Well-known factoid: The movie October Sky was inspired by the book, Rocket Boys by Homer H. Hickham, Jr. Lesser known factoid: The letters in the words ‘October Sky,’ when jumbled, spell out the words ‘Rocket Boys.’ And why is this important? Because it spells out this week’s Faculty Favorite–and it’s Mr. Simeck’s favorite read!
“This book is what is known as a ‘driveway book on tape,’ meaning that you’ll sit in your driveway and listen because it’s so funny, engaging, and well written,” says Mr. Simeck. “The book is a memoir of a boy and his friends growing up in Coalwood, West Virginia, and how they experimented, struggled, and slowly succeeded at improving their rockets using whatever resources they could piece together. From blowing up his mother’s fence to nearly burning the house down, the author tells trials and lessons of adolescence and young adulthood with the support of many caring adults around him despite incredibly limited resources.”

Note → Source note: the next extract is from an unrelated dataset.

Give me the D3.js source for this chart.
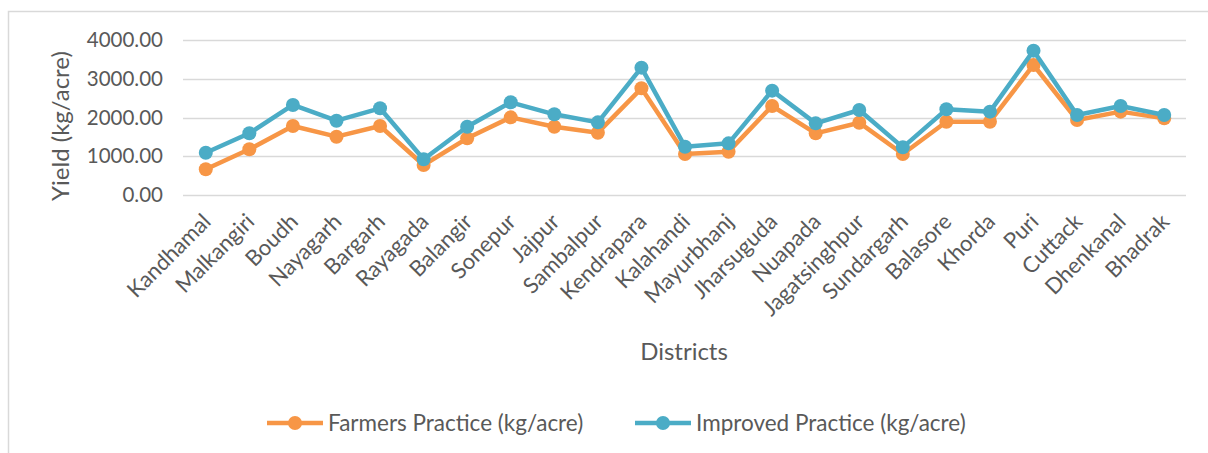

This # 1 New York Times best-selling memoir is just one of Hickham’s many best-selling titles. His first book, Torpedo Junction, was recently optioned for a major motion picture.
Want to know more about Rocket Boys? Read the synopsis below from Goodreads.com. Be sure to stop in to check out our copy of October Sky.
And thank you, Mr. Simeck, for your contribution to our blog!
“Until I began to build and launch rockets, I didn’t know my home town was at war with itself over its children, and that my parents were locked in a kind of bloodless combat over how my brother and I would live our lives. I didn’t know that if a girl broke your heart, another girl, virtuous at least in spirit, could mend it on the same night. And I didn’t know that the enthalpy decrease in a converging passage could be transformed into jet kinetic energy if a divergent passage was added. The other boys discovered their own truths when we built our rockets, but those were mine.”
So begins Homer “Sonny” Hickam Jr.’s extraordinary memoir of life in Coalwood, West Virginia – a hard-scrabble little mining company town where the only things that mattered were coal mining and high school football and where the future was regarded with more fear than hope.
Looking back after a distinguished NASA career, Hickam shares the story of his youth, taking readers into the life of the little mining town of Coalwood and the boys who would come to embody its dreams.
In 1957 a young man watched the Soviet satellite Sputnik shoot across the Appalachian sky and soon found his future in the stars. ‘Sonny’ and a handful of his friends, Roy Lee Cook, Sherman O’Dell and Quentin Wilson were inspired to start designing and launching the home-made rockets that would change their lives forever.
Step by step, with the help (and occasional hindrance) of a collection of unforgettable characters, the boys learn not only how to turn scrap into sophisticated rockets that fly miles into the sky, but how to sustain their dreams as they dared to imagine a life beyond its borders in a town that the postwar boom was passing by.
A powerful story of growing up and of getting out, of a mother’s love and a father’s fears, Homer Hickam’s memoir Rocket Boys proves, like Angela’s Ashes and Russell Baker’s Growing Up before it, that the right storyteller and the right story can touch readers’ hearts and enchant their souls.
A uniquely endearing book with universal themes of class, family, coming of age, and the thrill of discovery, Homer Hickam’s Rocket Boys is evocative, vivid storytelling at its most magical.
In 1999, Rocket Boys was made into a Hollywood movie named October Sky starring Chris Cooper, Jake Gyllenhaal and Laura Dern. October Sky is an anagram of Rocket Boys. It is also used in a period radio broadcast describing Sputnik 1 as it crossed the ‘October sky’. Homer Hickam stated that “Universal Studios marketing people got involved and they just had to change the title because, according to their research, women over thirty would never see a movie titled Rocket Boys” so Universal Pictures changed the title to be more inviting to a wider audience. The book was later re-released with the name October Sky in order to capitalize on interest in the movie.